-- DIRECTIONS FOR THIS TASK --
Make a verbatim copy of the entries below; pictures stay out.

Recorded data
□ □ □ □ □ □ □

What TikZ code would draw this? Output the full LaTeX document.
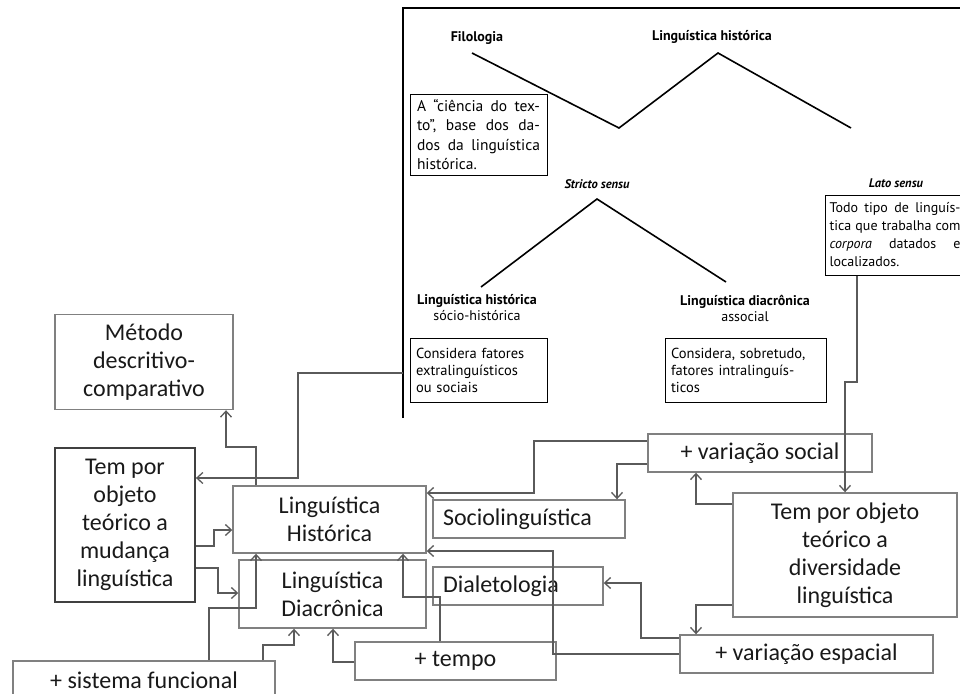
\documentclass[tikz,border=0pt]{standalone}
\usepackage{fontspec}
\setmainfont{Carlito}
\newfontfamily\bookfont{PT Sans}
\usetikzlibrary{arrows.meta}
\definecolor{boxgray}{HTML}{808080}
\definecolor{linegray}{HTML}{5A5A5A}
\newcommand{\jline}[2]{\leavevmode\hbox to #1{#2}}

\begin{document}
\begin{tikzpicture}[x=1pt,y=-1pt,
    mainbox/.style={draw=boxgray, line width=1.4pt, inner sep=0pt, align=center,
      text=black!90, font=\fontsize{24}{28}\selectfont},
    conn/.style={draw=linegray, line width=1.4pt,
      -{Straight Barb[length=6pt,width=11pt,line width=1.3pt]}},
    bookbox/.style={draw=black, line width=1pt, inner sep=0pt,
      font=\bookfont\fontsize{14.5}{17}\selectfont},
    booklabel/.style={font=\bookfont\fontsize{14}{16}\selectfont, align=center},
    tree/.style={draw=black, line width=1.6pt}]
  \useasboundingbox (0,0) rectangle (960,693);

  \draw[black, line width=1.2pt] (403,418) -- (403,8) -- (965,8);

  \node[booklabel] (filologia) at (477,38) {\bfseries Filologia};
  \node[booklabel] (lhist) at (712,37) {\bfseries Linguística histórica};
  \draw[tree] (472,53) -- (619,128) -- (718,53) -- (851,128);

  \node[bookbox, minimum width=137pt, minimum height=81pt,
    font=\bookfont\fontsize{15.5}{19.5}\selectfont, text width=123pt, align=left] (ciencia) at (478.5,134.5)
    {\jline{123pt}{A\hfill “ciência\hfill do\hfill tex-}\\
     \jline{123pt}{to”,\hfill base\hfill dos\hfill da-}\\
     \jline{123pt}{dos\hfill da\hfill linguística}\\
     histórica.};

  \node[booklabel, font=\bookfont\fontsize{12.5}{15}\selectfont] (stricto) at (597,184) {\bfseries\itshape Stricto sensu};
  \node[booklabel, font=\bookfont\fontsize{12.5}{15}\selectfont] (lato) at (896,183) {\bfseries\itshape Lato sensu};
  \draw[tree] (481,287) -- (597,199) -- (726,282);

  \node[booklabel] (sociohist) at (477,308) {\bfseries Linguística histórica\\sócio-histórica};
  \node[booklabel] (diacrassoc) at (745,308) {\bfseries Linguística diacrônica\\associal};

  \node[bookbox, minimum width=137pt, minimum height=64pt, text width=125pt, align=left] (consfat) at (478.5,370)
    {Considera fatores\\extralinguísticos\\ou sociais};
  \node[bookbox, minimum width=161pt, minimum height=64pt, text width=149pt, align=left] (conssob) at (745.5,370)
    {Considera, sobretudo,\\fatores intralinguís-\\ticos};
  \node[bookbox, minimum width=140pt, minimum height=80pt, text width=131pt, align=left,
    font=\bookfont\fontsize{14}{18}\selectfont] (todo) at (895,235)
    {\jline{131pt}{Todo\hfill tipo\hfill de\hfill linguís-}\\
     \jline{131pt}{tica\hfill que\hfill trabalha\hfill com}\\
     \jline{131pt}{\textit{corpora}\hfill datados\hfill e}\\
     localizados.};

  \node[mainbox, minimum width=178pt, minimum height=95pt] (metodo) at (144,362) {Método\\descritivo-\\comparativo};
  \node[mainbox, draw=black!75, line width=1.8pt, minimum width=140pt, minimum height=154pt] (teml) at (125,525)
    {Tem por\\objeto\\teórico a\\mudança\\linguística};
  \node[mainbox, minimum width=193pt, minimum height=67pt] (lh) at (329.5,519.5) {Linguística\\Histórica};
  \node[mainbox, minimum width=187pt, minimum height=68pt] (ld) at (332.5,594) {Linguística\\Diacrônica};
  \node[mainbox, minimum width=262pt, minimum height=39pt] (sist) at (144,680.5) {+ sistema funcional};
  \node[mainbox, minimum width=201pt, minimum height=38pt] (tempo) at (455.5,661) {+ tempo};
  \node[mainbox, minimum height=38pt, inner xsep=10pt, text width=172pt, align=left] (socio) at (529,519) {Sociolinguística};
  \node[mainbox, minimum height=38pt, inner xsep=10pt, text width=150pt, align=left] (dial) at (518,586) {Dialetologia};
  \node[mainbox, minimum width=224pt, minimum height=38pt] (vsoc) at (760,453) {+ variação social};
  \node[mainbox, minimum width=224pt, minimum height=124pt] (temr) at (845,555)
    {Tem por objeto\\teórico a\\diversidade\\linguística};
  \node[mainbox, minimum width=253pt, minimum height=38pt] (vesp) at (806.5,654) {+ variação espacial};

  \draw[conn] (lh.north -| 256,0) |- (226,447) -- (metodo.south -| 226,0);
  \draw[conn] (403,373) -| (298,478) -- (teml.east |- 0,478);
  \draw[conn] (teml.east |- 0,546) -| (214,530) -- (lh.west |- 0,530);
  \draw[conn] (teml.east |- 0,568) -| (218,593) -- (ld.west |- 0,593);
  \draw[conn] (sist.north -| 209,0) |- (256,608) -- (lh.south -| 256,0);
  \draw[conn] (sist.north -| 263,0) |- (294,645) -- (ld.south -| 294,0);
  \draw[conn] (tempo.west |- 0,662) -| (ld.south -| 333,0);
  \draw[conn] (tempo.north -| 440,0) |- (403,597) -- (lh.south -| 403,0);
  \draw[conn] (vsoc.west |- 0,441) -| (534,493) -- (lh.east |- 0,493);
  \draw[conn] (vsoc.west |- 0,464) -| (socio.north -| 617,0);
  \draw[conn] (temr.west |- 0,504) -| (vsoc.south -| 696,0);
  \draw[conn] (temr.west |- 0,605) -| (vesp.north -| 696,0);
  \draw[conn] (vesp.west |- 0,638) -| (641,583) -- (dial.east |- 0,583);
  \draw[conn] (vesp.west |- 0,654) -| (553,551) -- (lh.east |- 0,551);
  \draw[conn, line width=1.1pt] (todo.south -| 857,0) |- (845,382) -- (temr.north -| 845,0);
\end{tikzpicture}
\end{document}
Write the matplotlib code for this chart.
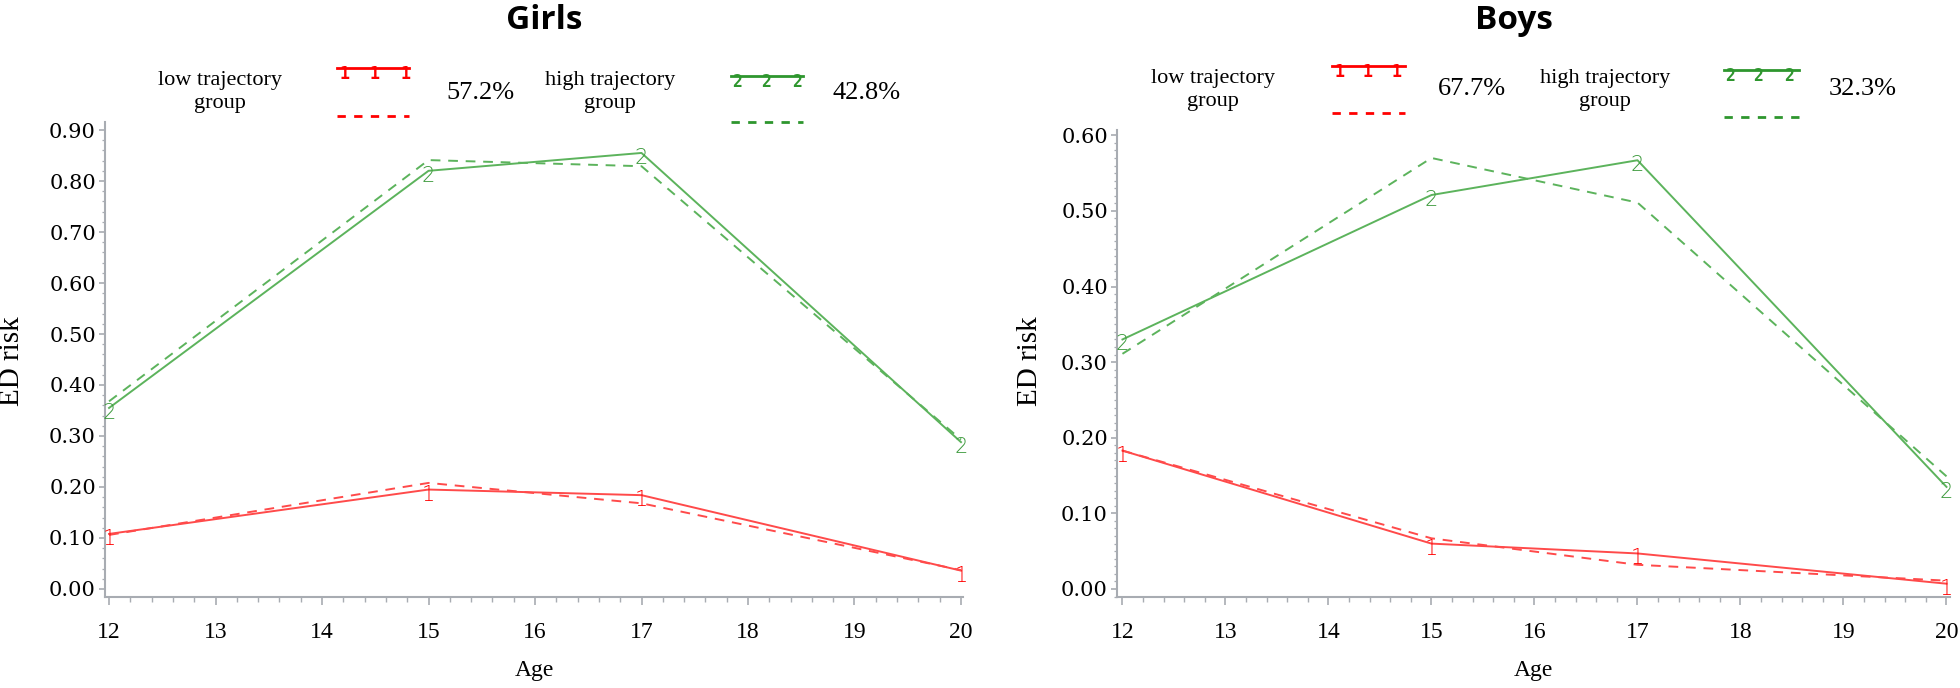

□ □ □ □ □ □ □

-- ANSWER TO THIS EXERCISE --
What TikZ code would draw this? Output the full LaTeX document.
\documentclass[tikz,border=0pt]{standalone}
\usepackage{fontspec}
\setmainfont{Carlito}
\newfontfamily\bookfont{PT Sans}
\usetikzlibrary{arrows.meta}
\definecolor{boxgray}{HTML}{808080}
\definecolor{linegray}{HTML}{5A5A5A}
\newcommand{\jline}[2]{\leavevmode\hbox to #1{#2}}

\begin{document}
\begin{tikzpicture}[x=1pt,y=-1pt,
    mainbox/.style={draw=boxgray, line width=1.4pt, inner sep=0pt, align=center,
      text=black!90, font=\fontsize{24}{28}\selectfont},
    conn/.style={draw=linegray, line width=1.4pt,
      -{Straight Barb[length=6pt,width=11pt,line width=1.3pt]}},
    bookbox/.style={draw=black, line width=1pt, inner sep=0pt,
      font=\bookfont\fontsize{14.5}{17}\selectfont},
    booklabel/.style={font=\bookfont\fontsize{14}{16}\selectfont, align=center},
    tree/.style={draw=black, line width=1.6pt}]
  \useasboundingbox (0,0) rectangle (960,693);

  \draw[black, line width=1.2pt] (403,418) -- (403,8) -- (965,8);

  \node[booklabel] (filologia) at (477,38) {\bfseries Filologia};
  \node[booklabel] (lhist) at (712,37) {\bfseries Linguística histórica};
  \draw[tree] (472,53) -- (619,128) -- (718,53) -- (851,128);

  \node[bookbox, minimum width=137pt, minimum height=81pt,
    font=\bookfont\fontsize{15.5}{19.5}\selectfont, text width=123pt, align=left] (ciencia) at (478.5,134.5)
    {\jline{123pt}{A\hfill “ciência\hfill do\hfill tex-}\\
     \jline{123pt}{to”,\hfill base\hfill dos\hfill da-}\\
     \jline{123pt}{dos\hfill da\hfill linguística}\\
     histórica.};

  \node[booklabel, font=\bookfont\fontsize{12.5}{15}\selectfont] (stricto) at (597,184) {\bfseries\itshape Stricto sensu};
  \node[booklabel, font=\bookfont\fontsize{12.5}{15}\selectfont] (lato) at (896,183) {\bfseries\itshape Lato sensu};
  \draw[tree] (481,287) -- (597,199) -- (726,282);

  \node[booklabel] (sociohist) at (477,308) {\bfseries Linguística histórica\\sócio-histórica};
  \node[booklabel] (diacrassoc) at (745,308) {\bfseries Linguística diacrônica\\associal};

  \node[bookbox, minimum width=137pt, minimum height=64pt, text width=125pt, align=left] (consfat) at (478.5,370)
    {Considera fatores\\extralinguísticos\\ou sociais};
  \node[bookbox, minimum width=161pt, minimum height=64pt, text width=149pt, align=left] (conssob) at (745.5,370)
    {Considera, sobretudo,\\fatores intralinguís-\\ticos};
  \node[bookbox, minimum width=140pt, minimum height=80pt, text width=131pt, align=left,
    font=\bookfont\fontsize{14}{18}\selectfont] (todo) at (895,235)
    {\jline{131pt}{Todo\hfill tipo\hfill de\hfill linguís-}\\
     \jline{131pt}{tica\hfill que\hfill trabalha\hfill com}\\
     \jline{131pt}{\textit{corpora}\hfill datados\hfill e}\\
     localizados.};

  \node[mainbox, minimum width=178pt, minimum height=95pt] (metodo) at (144,362) {Método\\descritivo-\\comparativo};
  \node[mainbox, draw=black!75, line width=1.8pt, minimum width=140pt, minimum height=154pt] (teml) at (125,525)
    {Tem por\\objeto\\teórico a\\mudança\\linguística};
  \node[mainbox, minimum width=193pt, minimum height=67pt] (lh) at (329.5,519.5) {Linguística\\Histórica};
  \node[mainbox, minimum width=187pt, minimum height=68pt] (ld) at (332.5,594) {Linguística\\Diacrônica};
  \node[mainbox, minimum width=262pt, minimum height=39pt] (sist) at (144,680.5) {+ sistema funcional};
  \node[mainbox, minimum width=201pt, minimum height=38pt] (tempo) at (455.5,661) {+ tempo};
  \node[mainbox, minimum height=38pt, inner xsep=10pt, text width=172pt, align=left] (socio) at (529,519) {Sociolinguística};
  \node[mainbox, minimum height=38pt, inner xsep=10pt, text width=150pt, align=left] (dial) at (518,586) {Dialetologia};
  \node[mainbox, minimum width=224pt, minimum height=38pt] (vsoc) at (760,453) {+ variação social};
  \node[mainbox, minimum width=224pt, minimum height=124pt] (temr) at (845,555)
    {Tem por objeto\\teórico a\\diversidade\\linguística};
  \node[mainbox, minimum width=253pt, minimum height=38pt] (vesp) at (806.5,654) {+ variação espacial};

  \draw[conn] (lh.north -| 256,0) |- (226,447) -- (metodo.south -| 226,0);
  \draw[conn] (403,373) -| (298,478) -- (teml.east |- 0,478);
  \draw[conn] (teml.east |- 0,546) -| (214,530) -- (lh.west |- 0,530);
  \draw[conn] (teml.east |- 0,568) -| (218,593) -- (ld.west |- 0,593);
  \draw[conn] (sist.north -| 209,0) |- (256,608) -- (lh.south -| 256,0);
  \draw[conn] (sist.north -| 263,0) |- (294,645) -- (ld.south -| 294,0);
  \draw[conn] (tempo.west |- 0,662) -| (ld.south -| 333,0);
  \draw[conn] (tempo.north -| 440,0) |- (403,597) -- (lh.south -| 403,0);
  \draw[conn] (vsoc.west |- 0,441) -| (534,493) -- (lh.east |- 0,493);
  \draw[conn] (vsoc.west |- 0,464) -| (socio.north -| 617,0);
  \draw[conn] (temr.west |- 0,504) -| (vsoc.south -| 696,0);
  \draw[conn] (temr.west |- 0,605) -| (vesp.north -| 696,0);
  \draw[conn] (vesp.west |- 0,638) -| (641,583) -- (dial.east |- 0,583);
  \draw[conn] (vesp.west |- 0,654) -| (553,551) -- (lh.east |- 0,551);
  \draw[conn, line width=1.1pt] (todo.south -| 857,0) |- (845,382) -- (temr.north -| 845,0);
\end{tikzpicture}
\end{document}
Write the matplotlib code for this chart.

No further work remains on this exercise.